- Catcher
- Born: February 10, 1856 New Haven, Connecticut, U.S.
- Died: September 21, 1926 (aged 70) Cincinnati, Ohio, U.S.
- Batted: RightThrew: Right

MLB debut
- May 17, 1875, for the New Haven Elm Citys

Last MLB appearance
- October 3, 1891, for the Cincinnati Reds

MLB statistics
- Batting average: .240
- Home runs: 22
- Runs scored: 254
- Stats at Baseball Reference

Teams
- New Haven Elm Citys (1875); Buffalo Bisons (1880); Pittsburgh Alleghenys (1882); Indianapolis Hoosiers (1884); Cincinnati Red Stockings (AA)/Reds (1885–91);

= Jim Keenan =

American baseball player (1856–1926)

James William Keenan (February 10, 1856 – September 21, 1926) was an American professional baseball catcher. He played most of his major league career with the Cincinnati Red Stockings of the American Association and later National League, after they became the Cincinnati Reds.

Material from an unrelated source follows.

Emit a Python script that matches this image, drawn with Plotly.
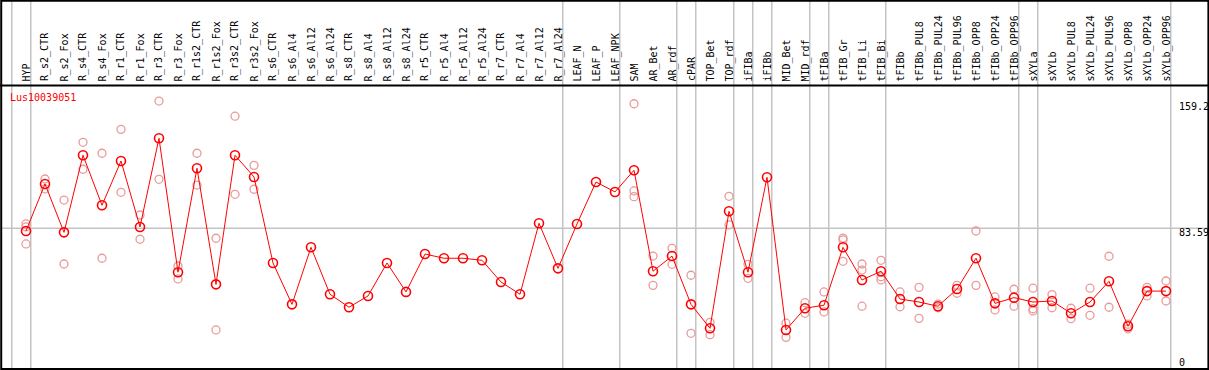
import plotly.graph_objects as go

title = "Lus10039051"

categories = [
    "HYP", "R_s2_CTR", "R_s2_Fox", "R_s4_CTR", "R_s4_Fox", "R_r1_CTR", "R_r1_Fox",
    "R_r3_CTR", "R_r3_Fox", "R_r1s2_CTR", "R_r1s2_Fox", "R_r3s2_CTR", "R_r3s2_Fox",
    "R_s6_CTR", "R_s6_Al4", "R_s6_Al12", "R_s6_Al24", "R_s8_CTR", "R_s8_Al4",
    "R_s8_Al12", "R_s8_Al24", "R_r5_CTR", "R_r5_Al4", "R_r5_Al12", "R_r5_Al24",
    "R_r7_CTR", "R_r7_Al4", "R_r7_Al12", "R_r7_Al24", "LEAF_N", "LEAF_P", "LEAF_NPK",
    "SAM", "AR_Bet", "AR_rdf", "cPAR", "TOP_Bet", "TOP_rdf", "iFIBa", "iFIBb",
    "MID_Bet", "MID_rdf", "tFIBa", "tFIB_Gr", "tFIB_Li", "tFIB_Bi", "tFIBb",
    "tFIBb_PUL8", "tFIBb_PUL24", "tFIBb_PUL96", "tFIBb_OPP8", "tFIBb_OPP24", "tFIBb_OPP96",
    "sXYLa", "sXYLb", "sXYLb_PUL8", "sXYLb_PUL24", "sXYLb_PUL96", "sXYLb_OPP8",
    "sXYLb_OPP24", "sXYLb_OPP96",
]

means = [
    82.0, 109.9, 81.2, 127.0, 97.3, 123.6, 84.4,
    137.1, 57.5, 119.3, 50.3, 127.0, 114.1,
    63.0, 38.4, 72.3, 44.4, 36.7, 43.4,
    63.0, 45.8, 68.3, 65.8, 65.8, 64.6,
    51.7, 44.4, 86.6, 59.8, 86.2, 111.1, 105.2,
    118.1, 58.1, 67.1, 38.4, 24.2, 93.7, 57.5, 113.9,
    23.2, 36.1, 37.9, 72.3, 52.9, 58.1, 41.6,
    39.8, 37.3, 47.5, 65.8, 39.0, 42.4,
    39.8, 40.4, 33.1, 39.8, 52.1, 25.4,
    46.3, 46.3,
]

replicates = [
    [86.2, 84.4, 74.3], [112.9, 107.0], [100.4, 62.4], [134.7, 118.7], [128.2, 65.8],
    [142.4, 105.0], [91.5, 77.1], [159.2, 112.7], [61.2, 53.5], [128.2, 109.3],
    [77.7, 23.2], [150.2, 103.8], [121.0, 106.8],
    [], [], [], [], [], [], [], [], [], [], [], [], [], [], [], [],
    [], [], [],
    [157.6, 105.8, 102.4], [67.1, 49.7], [71.7, 62.2], [55.7, 21.2], [27.7, 20.4],
    [102.6, 85.6], [62.2, 53.9], [],
    [27.2, 18.8], [39.4, 33.1], [45.8, 33.9], [77.8, 76.7, 64.0], [62.4, 58.8, 37.3],
    [64.6, 54.8, 52.9], [45.8, 37.0],
    [48.5, 30.1], [38.6, 36.4], [49.7, 45.0], [82.0, 49.7], [42.8, 35.1], [47.4, 37.3],
    [48.0, 35.8, 34.5], [44.2, 36.4], [36.1, 29.9], [48.0, 31.9], [67.0, 36.7],
    [26.6, 23.9], [48.5, 43.4], [52.3, 40.4],
]

# last category of each group (a grey separator is drawn just after it)
group_ends = ["HYP", "R_r7_Al24", "LEAF_NPK", "AR_rdf", "cPAR", "TOP_rdf", "iFIBa",
              "iFIBb", "MID_rdf", "tFIBa", "tFIB_Bi", "tFIBb_OPP96", "sXYLa", "sXYLb_OPP96"]

axis_labels = ["159.2", "83.59", "0"]
ref_value = 83.59

W, H = 1209, 370
FONT = "DejaVu Sans Mono"

x_idx = list(range(len(categories)))
rep_x, rep_y = [], []
for i, reps in enumerate(replicates):
    for v in reps:
        rep_x.append(i)
        rep_y.append(v)

fig = go.Figure()
fig.add_trace(go.Scatter(
    x=rep_x, y=rep_y, mode="markers", hoverinfo="skip",
    marker=dict(symbol="circle-open", size=8, color="#ea9a9a", line=dict(width=1.3)),
))
fig.add_trace(go.Scatter(
    x=x_idx, y=means, mode="lines+markers",
    line=dict(color="#ff0000", width=1),
    marker=dict(symbol="circle-open", size=9, color="#ff0000", line=dict(width=1.6)),
))

# pixel geometry helpers
x0_px, dx_px = 26.0, 19.0
xr = [-x0_px / dx_px, (W - x0_px) / dx_px]
px_per_unit = 1.683
y_zero_px = 369.0
yr = [-(H - y_zero_px) / px_per_unit, y_zero_px / px_per_unit]

shapes = []
sep_color = "#c4c4c4"
for name in ["__start__"] + group_ends:
    i = -1 if name == "__start__" else categories.index(name)
    shapes.append(dict(type="line", xref="x", yref="paper", x0=i + 0.25, x1=i + 0.25,
                       y0=0, y1=1, line=dict(color=sep_color, width=1.5), layer="below"))
shapes.append(dict(type="line", xref="paper", yref="y", x0=0, x1=1, y0=ref_value, y1=ref_value,
                   line=dict(color=sep_color, width=1.5), layer="below"))
header_y = 1 - 85.5 / H
shapes.append(dict(type="line", xref="paper", yref="paper", x0=0, x1=1, y0=header_y, y1=header_y,
                   line=dict(color="black", width=2)))
shapes.append(dict(type="rect", xref="paper", yref="paper", x0=0.001, x1=0.9995, y0=0.003, y1=0.998,
                   line=dict(color="black", width=2)))

annotations = []
for i, c in enumerate(categories):
    annotations.append(dict(x=i, xref="x", y=1 - 83.5 / H, yref="paper", text=c, showarrow=False,
                            textangle=-90, xanchor="center", yanchor="bottom",
                            font=dict(family=FONT, size=10, color="black")))
annotations.append(dict(x=8 / W, xref="paper", y=1 - 97.5 / H, yref="paper", text=title,
                        showarrow=False, xanchor="left", yanchor="middle",
                        font=dict(family=FONT, size=10, color="#ff0000")))
label_px = [106.8, 232.0, 362.0]
for t, py in zip(axis_labels, label_px):
    annotations.append(dict(x=1177 / W, xref="paper", y=1 - py / H, yref="paper", text=t,
                            showarrow=False, xanchor="left", yanchor="middle",
                            font=dict(family=FONT, size=10, color="black")))

fig.update_layout(
    width=W, height=H, autosize=False,
    margin=dict(l=0, r=0, t=0, b=0, pad=0),
    paper_bgcolor="white", plot_bgcolor="white",
    showlegend=False,
    xaxis=dict(range=xr, visible=False, showgrid=False, zeroline=False, fixedrange=True),
    yaxis=dict(range=yr, visible=False, showgrid=False, zeroline=False, fixedrange=True),
    shapes=shapes, annotations=annotations,
)

fig.write_html("out.html",
               config={"displayModeBar": False, "staticPlot": True},
               post_script="document.body.style.margin='0';document.body.style.overflow='hidden';")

Keenan made his debut at age 17 with the New Haven Elm Citys of the National Association, but did not establish himself in the majors until 1884, when he became the regular catcher for the Indianapolis Hoosiers. He stayed in Indianapolis to start the 1885 season, with the city's entry in the Western League, but the league quickly folded, and he was acquired by the Detroit Wolverines.

Before he played a game for Detroit, however, Keenan jumped to the Red Stockings, where he split time at catcher with Pop Snyder. Over the next four seasons, he would split catching duties for the Red Stockings with Kid Baldwin. In 1890 and 1891, he backed up Jerry Harrington.